15. Cette assignation est intervenue 10 jours après le délai d'expiration du délai de contestation de sorte que, conformément au texte de l'article L. 1617-5 du Code général des collectivités territoriales précitée, l'action en contestation de ce titre par Mme [F] doit être déclarée irrecevable.
16. Consécutivement, l'ensemble des autres demandes ne seront pas examinées par la cour.
17. La décision entreprise sera ainsi réformée.
Sur les frais de procès
18. Il apparaît équitable de ne pas faire application des dispositions de l'article 700 du Code de procédure civile.

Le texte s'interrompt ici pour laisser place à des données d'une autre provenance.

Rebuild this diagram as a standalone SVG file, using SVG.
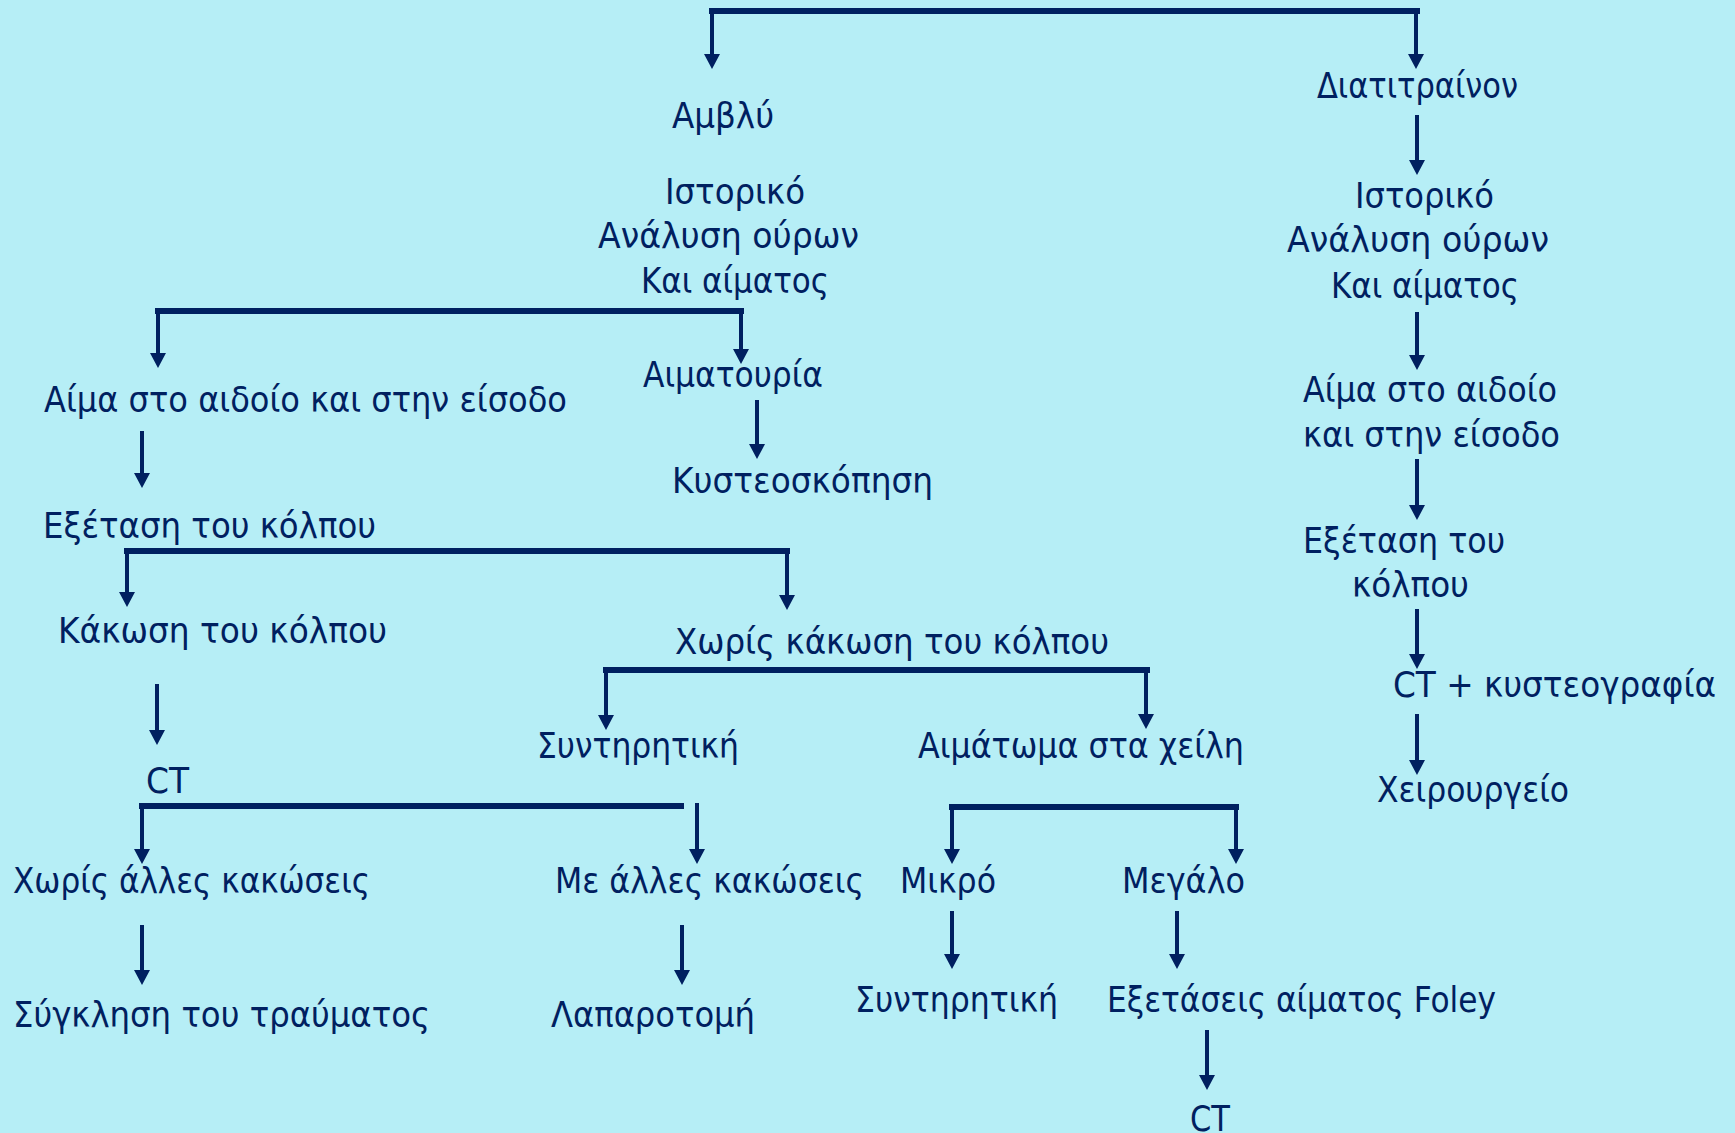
<svg xmlns="http://www.w3.org/2000/svg" width="1735" height="1133" viewBox="0 0 1735 1133">
<defs>
<style>
text{font-family:"DejaVu Sans Condensed","DejaVu Sans","Liberation Sans",sans-serif;font-size:35px;fill:#002060}
.bar{stroke:#002060;stroke-width:6;fill:none}
.ln{stroke:#002060;stroke-width:4;fill:none;marker-end:url(#ah)}
</style>
<marker id="ah" markerUnits="userSpaceOnUse" markerWidth="15" markerHeight="16" viewBox="0 0 15 16" refX="3" refY="8" orient="auto">
<path d="M0,0 L15,8 L0,16 z" fill="#002060"/>
</marker>
</defs>
<rect width="1735" height="1133" fill="#B6EEF6"/>
<g id="connectors">
<line class="bar" x1="709" y1="11" x2="1420" y2="11"/>
<line class="ln" x1="712" y1="11" x2="712" y2="57"/>
<line class="ln" x1="1416" y1="11" x2="1416" y2="57"/>
<line class="ln" x1="1417" y1="115" x2="1417" y2="163"/>
<line class="ln" x1="1417" y1="312" x2="1417" y2="358"/>
<line class="ln" x1="1417" y1="459" x2="1417" y2="508"/>
<line class="ln" x1="1417" y1="609" x2="1417" y2="657"/>
<line class="ln" x1="1417" y1="714" x2="1417" y2="763"/>
<line class="bar" x1="155" y1="311" x2="744" y2="311"/>
<line class="ln" x1="158" y1="311" x2="158" y2="356"/>
<line class="ln" x1="741" y1="311" x2="741" y2="352"/>
<line class="ln" x1="757" y1="400" x2="757" y2="447"/>
<line class="ln" x1="142" y1="431" x2="142" y2="476"/>
<line class="bar" x1="124" y1="551" x2="790" y2="551"/>
<line class="ln" x1="127" y1="551" x2="127" y2="595"/>
<line class="ln" x1="787" y1="551" x2="787" y2="598"/>
<line class="ln" x1="157" y1="684" x2="157" y2="733"/>
<line class="bar" x1="139" y1="806" x2="684" y2="806"/>
<line class="ln" x1="142" y1="806" x2="142" y2="852"/>
<line class="ln" x1="697" y1="803" x2="697" y2="852"/>
<line class="ln" x1="142" y1="925" x2="142" y2="973"/>
<line class="ln" x1="682" y1="925" x2="682" y2="973"/>
<line class="bar" x1="603" y1="670" x2="1150" y2="670"/>
<line class="ln" x1="606" y1="670" x2="606" y2="718"/>
<line class="ln" x1="1146" y1="670" x2="1146" y2="717"/>
<line class="bar" x1="949" y1="807" x2="1239" y2="807"/>
<line class="ln" x1="952" y1="807" x2="952" y2="852"/>
<line class="ln" x1="1236" y1="807" x2="1236" y2="852"/>
<line class="ln" x1="952" y1="911" x2="952" y2="957"/>
<line class="ln" x1="1177" y1="911" x2="1177" y2="957"/>
<line class="ln" x1="1207" y1="1030" x2="1207" y2="1078"/>
</g>
<g id="n-amvly"><text x="672" y="128" textLength="102" lengthAdjust="spacingAndGlyphs">Αμβλύ</text></g>
<g id="n-diatitrainon"><text x="1317" y="98" textLength="201" lengthAdjust="spacingAndGlyphs">Διατιτραίνον</text></g>
<g id="n-istoriko-l">
<text x="665" y="204" textLength="140" lengthAdjust="spacingAndGlyphs">Ιστορικό</text>
<text x="598" y="248" textLength="261" lengthAdjust="spacingAndGlyphs">Ανάλυση ούρων</text>
<text x="641" y="293" textLength="188" lengthAdjust="spacingAndGlyphs">Και αίματος</text>
</g>
<g id="n-istoriko-r">
<text x="1355" y="208" textLength="139" lengthAdjust="spacingAndGlyphs">Ιστορικό</text>
<text x="1287" y="252" textLength="262" lengthAdjust="spacingAndGlyphs">Ανάλυση ούρων</text>
<text x="1331" y="298" textLength="188" lengthAdjust="spacingAndGlyphs">Και αίματος</text>
</g>
<g id="n-aima-r">
<text x="1303" y="402" textLength="254" lengthAdjust="spacingAndGlyphs">Αίμα στο αιδοίο</text>
<text x="1303" y="447" textLength="257" lengthAdjust="spacingAndGlyphs">και στην είσοδο</text>
</g>
<g id="n-exetasi-r">
<text x="1303" y="553" textLength="202" lengthAdjust="spacingAndGlyphs">Εξέταση του</text>
<text x="1352" y="597" textLength="117" lengthAdjust="spacingAndGlyphs">κόλπου</text>
</g>
<g id="n-ct-r"><text x="1393" y="697" textLength="323" lengthAdjust="spacingAndGlyphs">CT + κυστεογραφία</text></g>
<g id="n-xeirourgeio"><text x="1377" y="802" textLength="192" lengthAdjust="spacingAndGlyphs">Χειρουργείο</text></g>
<g id="n-aima-l"><text x="44" y="412" textLength="523" lengthAdjust="spacingAndGlyphs">Αίμα στο αιδοίο και στην είσοδο</text></g>
<g id="n-aimatouria"><text x="643" y="387" textLength="180" lengthAdjust="spacingAndGlyphs">Αιματουρία</text></g>
<g id="n-kysteoskopisi"><text x="672" y="493" textLength="261" lengthAdjust="spacingAndGlyphs">Κυστεοσκόπηση</text></g>
<g id="n-exetasi-l"><text x="43" y="538" textLength="333" lengthAdjust="spacingAndGlyphs">Εξέταση του κόλπου</text></g>
<g id="n-kakosi"><text x="58" y="643" textLength="329" lengthAdjust="spacingAndGlyphs">Κάκωση του κόλπου</text></g>
<g id="n-xoris-kakosi"><text x="675" y="654" textLength="434" lengthAdjust="spacingAndGlyphs">Χωρίς κάκωση του κόλπου</text></g>
<g id="n-ct-l"><text x="146" y="793" textLength="43" lengthAdjust="spacingAndGlyphs">CT</text></g>
<g id="n-xoris-alles"><text x="13" y="893" textLength="357" lengthAdjust="spacingAndGlyphs">Χωρίς άλλες κακώσεις</text></g>
<g id="n-me-alles"><text x="555" y="893" textLength="309" lengthAdjust="spacingAndGlyphs">Με άλλες κακώσεις</text></g>
<g id="n-sygklisi"><text x="13" y="1027" textLength="417" lengthAdjust="spacingAndGlyphs">Σύγκληση του τραύματος</text></g>
<g id="n-laparotomi"><text x="551" y="1027" textLength="204" lengthAdjust="spacingAndGlyphs">Λαπαροτομή</text></g>
<g id="n-syntiritiki-1"><text x="537" y="758" textLength="202" lengthAdjust="spacingAndGlyphs">Συντηρητική</text></g>
<g id="n-aimatoma"><text x="918" y="758" textLength="326" lengthAdjust="spacingAndGlyphs">Αιμάτωμα στα χείλη</text></g>
<g id="n-mikro"><text x="900" y="893" textLength="96" lengthAdjust="spacingAndGlyphs">Μικρό</text></g>
<g id="n-megalo"><text x="1122" y="893" textLength="123" lengthAdjust="spacingAndGlyphs">Μεγάλο</text></g>
<g id="n-syntiritiki-2"><text x="855" y="1012" textLength="203" lengthAdjust="spacingAndGlyphs">Συντηρητική</text></g>
<g id="n-exetaseis"><text x="1107" y="1012" textLength="389" lengthAdjust="spacingAndGlyphs">Εξετάσεις αίματος Foley</text></g>
<g id="n-ct-bottom"><text x="1190" y="1131" textLength="40" lengthAdjust="spacingAndGlyphs">CT</text></g>
</svg>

19. Mme [F] qui échoue en ses prétentions supportera les dépens de la présente instance.
PAR CES MOTIFS,
La cour,
Vu l'arrêt de la cour avant dire droit en date du 09 novembre 2021,
Infirme en toutes ses dispositions la décision du le juge de l'exécution du tribunal judiciaire de Poitiers du 30 juin 2020,
Statuant à nouveau,
Déclare irrecevable, comme prescrite la contestation portant sur la saisie de la somme de 473 €, en vertu des titres émis le 16/03/2018-CCVG 1ER SEM 2018 NP(1) FACT N3094W - 95,50 € le 16/03/2018CCVG TC 23017 FACT N 21877N - 184,00 €, émis le 11/09/2018-CCVG 2EME SEM 2018 NP(1) FACT N30146 BW - 95,50 € et émis le 20/03/2019-REDEVANCE ORDURES MENAGERES - 98,00 €,
Y ajoutant,
Dit n'y avoir lieu à statuer sur les autres demandes,
Dit n'y avoir lieu à application des dispositions de l'article 700 du Code de procédure civile,
Condamne Mme [X] [F] aux dépens de l'instance dans les règles de l'aide juridictionnelle.